▶ Exercise:
Write out each line exactly as given. Leave the pictures out of your copy.

▶ Information shown:
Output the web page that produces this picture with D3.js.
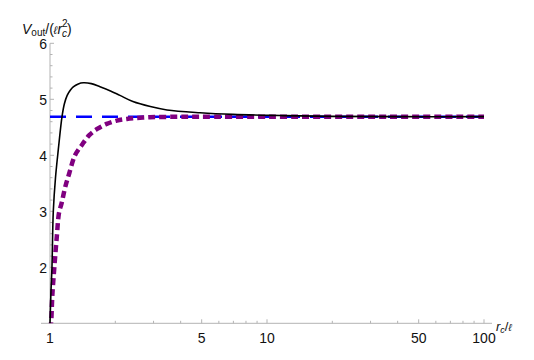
<!DOCTYPE html>
<html><head><meta charset="utf-8">
<script src="https://cdn.jsdelivr.net/npm/d3@7"></script>
<style>
body{margin:0;background:#fff;}
svg text{font-family:"Liberation Sans",Arial,sans-serif;fill:#111;}
</style></head>
<body><svg id="c" width="534" height="360"></svg>
<script>
// data
const asymptote = 4.69;
const blackX = [1.0, 1.01, 1.021, 1.0356, 1.06, 1.092, 1.136, 1.165, 1.2, 1.24, 1.28, 1.35, 1.424, 1.55, 1.70, 1.90, 2.10, 2.41, 2.9, 3.46, 4.91, 6.97, 11.5, 20, 40, 100];
const blackY = [1.0, 1.55, 2.0, 3.0, 3.6, 4.1, 4.69, 4.92, 5.07, 5.16, 5.22, 5.275, 5.295, 5.28, 5.225, 5.15, 5.07, 4.96, 4.87, 4.81, 4.76, 4.73, 4.71, 4.695, 4.69, 4.69];
const purpleX = [1.0, 1.011, 1.025, 1.047, 1.075, 1.10, 1.132, 1.173, 1.227, 1.304, 1.40, 1.517, 1.65, 1.825, 2.03, 2.26, 2.89, 3.8, 4.91, 10, 30, 100];
const purpleY = [0.9, 1.0, 1.5, 2.0, 2.55, 2.97, 3.15, 3.42, 3.68, 4.0, 4.18, 4.36, 4.47, 4.56, 4.62, 4.65, 4.68, 4.687, 4.69, 4.69, 4.69, 4.69];
const xTicks = [1, 5, 10, 50, 100];
const xMinor = [2,3,4,6,7,8,9,20,30,40,60,70,80,90];
const yTicks = [2, 3, 4, 5, 6];

const svg = d3.select("#c");
const x = d3.scaleLog().domain([1, 100]).range([50, 484]);
const y = d3.scaleLinear().domain([1, 6]).range([323.3, 43.3]);

svg.append("defs").append("clipPath").attr("id","clip")
  .append("rect").attr("x",45).attr("y",40).attr("width",445).attr("height",283.3);

const axisCol = "#b3b3b3";
// x axis
svg.append("line").attr("x1",41).attr("x2",492).attr("y1",y(1)).attr("y2",y(1))
  .attr("stroke",axisCol).attr("stroke-width",1);
svg.append("g").selectAll("line").data(xTicks).join("line")
  .attr("x1",d=>x(d)).attr("x2",d=>x(d)).attr("y1",y(1)).attr("y2",y(1)-4)
  .attr("stroke",axisCol);
svg.append("g").selectAll("line").data(xMinor).join("line")
  .attr("x1",d=>x(d)).attr("x2",d=>x(d)).attr("y1",y(1)).attr("y2",y(1)-2.5)
  .attr("stroke",axisCol);
svg.append("g").selectAll("text").data(xTicks).join("text")
  .attr("x",d=>x(d)).attr("y",343).attr("text-anchor","middle")
  .attr("font-size",14).text(d=>d);

// y axis
svg.append("line").attr("x1",50).attr("x2",50).attr("y1",y(1)).attr("y2",y(6))
  .attr("stroke",axisCol).attr("stroke-width",1);
const yMinor = d3.range(1.2, 6.0, 0.2).filter(v=>Math.abs(v-Math.round(v))>0.05);
svg.append("g").selectAll("line").data(yTicks).join("line")
  .attr("x1",50).attr("x2",54).attr("y1",d=>y(d)).attr("y2",d=>y(d))
  .attr("stroke",axisCol);
svg.append("g").selectAll("line").data(yMinor).join("line")
  .attr("x1",50).attr("x2",52.5).attr("y1",d=>y(d)).attr("y2",d=>y(d))
  .attr("stroke",axisCol);
svg.append("g").selectAll("text").data(yTicks).join("text")
  .attr("x",47).attr("y",d=>y(d)+5.5).attr("text-anchor","end")
  .attr("font-size",14).text(d=>d);

const plot = svg.append("g").attr("clip-path","url(#clip)");
// asymptote
plot.append("line").attr("x1",x(1)).attr("x2",x(100))
  .attr("y1",y(asymptote)).attr("y2",y(asymptote))
  .attr("stroke","#0000ff").attr("stroke-width",2.5).attr("stroke-dasharray","16,10");

const lineGen = d3.line().x(d=>x(d[0])).y(d=>y(d[1])).curve(d3.curveCatmullRom.alpha(0.5));
plot.append("path").datum(d3.zip(purpleX, purpleY)).attr("d",lineGen)
  .attr("fill","none").attr("stroke","#800080").attr("stroke-width",4.5)
  .attr("stroke-dasharray","7,4");
plot.append("path").datum(d3.zip(blackX, blackY)).attr("d",lineGen)
  .attr("fill","none").attr("stroke","#000").attr("stroke-width",1.6);

// y label
const yl = svg.append("text").attr("x",22).attr("y",34).attr("font-size",14);
yl.append("tspan").attr("font-style","italic").text("V");
yl.append("tspan").attr("font-size",10).attr("dy",1.5).text("out");
yl.append("tspan").attr("dy",-1.5).text("/(");
yl.append("tspan").attr("font-style","italic").attr("font-size",11).text("ℓ");
yl.append("tspan").attr("font-style","italic").text("r");
yl.append("tspan").attr("font-size",10).attr("dy",-7).text("2");
yl.append("tspan").attr("font-size",10).attr("font-style","italic").attr("dx",-5.5).attr("dy",9.5).text("c");
yl.append("tspan").attr("dy",-2.5).text(")");

// x label
const xl = svg.append("text").attr("x",496).attr("y",331).attr("font-size",13);
xl.append("tspan").attr("font-style","italic").text("r");
xl.append("tspan").attr("font-size",9).attr("font-style","italic").attr("dy",2).text("c");
xl.append("tspan").attr("dy",-2).text("/");
xl.append("tspan").attr("font-style","italic").attr("font-size",10).text("ℓ");
</script></body></html>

▶ Expected answer:
Output the web page that produces this picture with D3.js.
<!DOCTYPE html>
<html><head><meta charset="utf-8">
<script src="https://cdn.jsdelivr.net/npm/d3@7"></script>
<style>
body{margin:0;background:#fff;}
svg text{font-family:"Liberation Sans",Arial,sans-serif;fill:#111;}
</style></head>
<body><svg id="c" width="534" height="360"></svg>
<script>
// data
const asymptote = 4.69;
const blackX = [1.0, 1.01, 1.021, 1.0356, 1.06, 1.092, 1.136, 1.165, 1.2, 1.24, 1.28, 1.35, 1.424, 1.55, 1.70, 1.90, 2.10, 2.41, 2.9, 3.46, 4.91, 6.97, 11.5, 20, 40, 100];
const blackY = [1.0, 1.55, 2.0, 3.0, 3.6, 4.1, 4.69, 4.92, 5.07, 5.16, 5.22, 5.275, 5.295, 5.28, 5.225, 5.15, 5.07, 4.96, 4.87, 4.81, 4.76, 4.73, 4.71, 4.695, 4.69, 4.69];
const purpleX = [1.0, 1.011, 1.025, 1.047, 1.075, 1.10, 1.132, 1.173, 1.227, 1.304, 1.40, 1.517, 1.65, 1.825, 2.03, 2.26, 2.89, 3.8, 4.91, 10, 30, 100];
const purpleY = [0.9, 1.0, 1.5, 2.0, 2.55, 2.97, 3.15, 3.42, 3.68, 4.0, 4.18, 4.36, 4.47, 4.56, 4.62, 4.65, 4.68, 4.687, 4.69, 4.69, 4.69, 4.69];
const xTicks = [1, 5, 10, 50, 100];
const xMinor = [2,3,4,6,7,8,9,20,30,40,60,70,80,90];
const yTicks = [2, 3, 4, 5, 6];

const svg = d3.select("#c");
const x = d3.scaleLog().domain([1, 100]).range([50, 484]);
const y = d3.scaleLinear().domain([1, 6]).range([323.3, 43.3]);

svg.append("defs").append("clipPath").attr("id","clip")
  .append("rect").attr("x",45).attr("y",40).attr("width",445).attr("height",283.3);

const axisCol = "#b3b3b3";
// x axis
svg.append("line").attr("x1",41).attr("x2",492).attr("y1",y(1)).attr("y2",y(1))
  .attr("stroke",axisCol).attr("stroke-width",1);
svg.append("g").selectAll("line").data(xTicks).join("line")
  .attr("x1",d=>x(d)).attr("x2",d=>x(d)).attr("y1",y(1)).attr("y2",y(1)-4)
  .attr("stroke",axisCol);
svg.append("g").selectAll("line").data(xMinor).join("line")
  .attr("x1",d=>x(d)).attr("x2",d=>x(d)).attr("y1",y(1)).attr("y2",y(1)-2.5)
  .attr("stroke",axisCol);
svg.append("g").selectAll("text").data(xTicks).join("text")
  .attr("x",d=>x(d)).attr("y",343).attr("text-anchor","middle")
  .attr("font-size",14).text(d=>d);

// y axis
svg.append("line").attr("x1",50).attr("x2",50).attr("y1",y(1)).attr("y2",y(6))
  .attr("stroke",axisCol).attr("stroke-width",1);
const yMinor = d3.range(1.2, 6.0, 0.2).filter(v=>Math.abs(v-Math.round(v))>0.05);
svg.append("g").selectAll("line").data(yTicks).join("line")
  .attr("x1",50).attr("x2",54).attr("y1",d=>y(d)).attr("y2",d=>y(d))
  .attr("stroke",axisCol);
svg.append("g").selectAll("line").data(yMinor).join("line")
  .attr("x1",50).attr("x2",52.5).attr("y1",d=>y(d)).attr("y2",d=>y(d))
  .attr("stroke",axisCol);
svg.append("g").selectAll("text").data(yTicks).join("text")
  .attr("x",47).attr("y",d=>y(d)+5.5).attr("text-anchor","end")
  .attr("font-size",14).text(d=>d);

const plot = svg.append("g").attr("clip-path","url(#clip)");
// asymptote
plot.append("line").attr("x1",x(1)).attr("x2",x(100))
  .attr("y1",y(asymptote)).attr("y2",y(asymptote))
  .attr("stroke","#0000ff").attr("stroke-width",2.5).attr("stroke-dasharray","16,10");

const lineGen = d3.line().x(d=>x(d[0])).y(d=>y(d[1])).curve(d3.curveCatmullRom.alpha(0.5));
plot.append("path").datum(d3.zip(purpleX, purpleY)).attr("d",lineGen)
  .attr("fill","none").attr("stroke","#800080").attr("stroke-width",4.5)
  .attr("stroke-dasharray","7,4");
plot.append("path").datum(d3.zip(blackX, blackY)).attr("d",lineGen)
  .attr("fill","none").attr("stroke","#000").attr("stroke-width",1.6);

// y label
const yl = svg.append("text").attr("x",22).attr("y",34).attr("font-size",14);
yl.append("tspan").attr("font-style","italic").text("V");
yl.append("tspan").attr("font-size",10).attr("dy",1.5).text("out");
yl.append("tspan").attr("dy",-1.5).text("/(");
yl.append("tspan").attr("font-style","italic").attr("font-size",11).text("ℓ");
yl.append("tspan").attr("font-style","italic").text("r");
yl.append("tspan").attr("font-size",10).attr("dy",-7).text("2");
yl.append("tspan").attr("font-size",10).attr("font-style","italic").attr("dx",-5.5).attr("dy",9.5).text("c");
yl.append("tspan").attr("dy",-2.5).text(")");

// x label
const xl = svg.append("text").attr("x",496).attr("y",331).attr("font-size",13);
xl.append("tspan").attr("font-style","italic").text("r");
xl.append("tspan").attr("font-size",9).attr("font-style","italic").attr("dy",2).text("c");
xl.append("tspan").attr("dy",-2).text("/");
xl.append("tspan").attr("font-style","italic").attr("font-size",10).text("ℓ");
</script></body></html>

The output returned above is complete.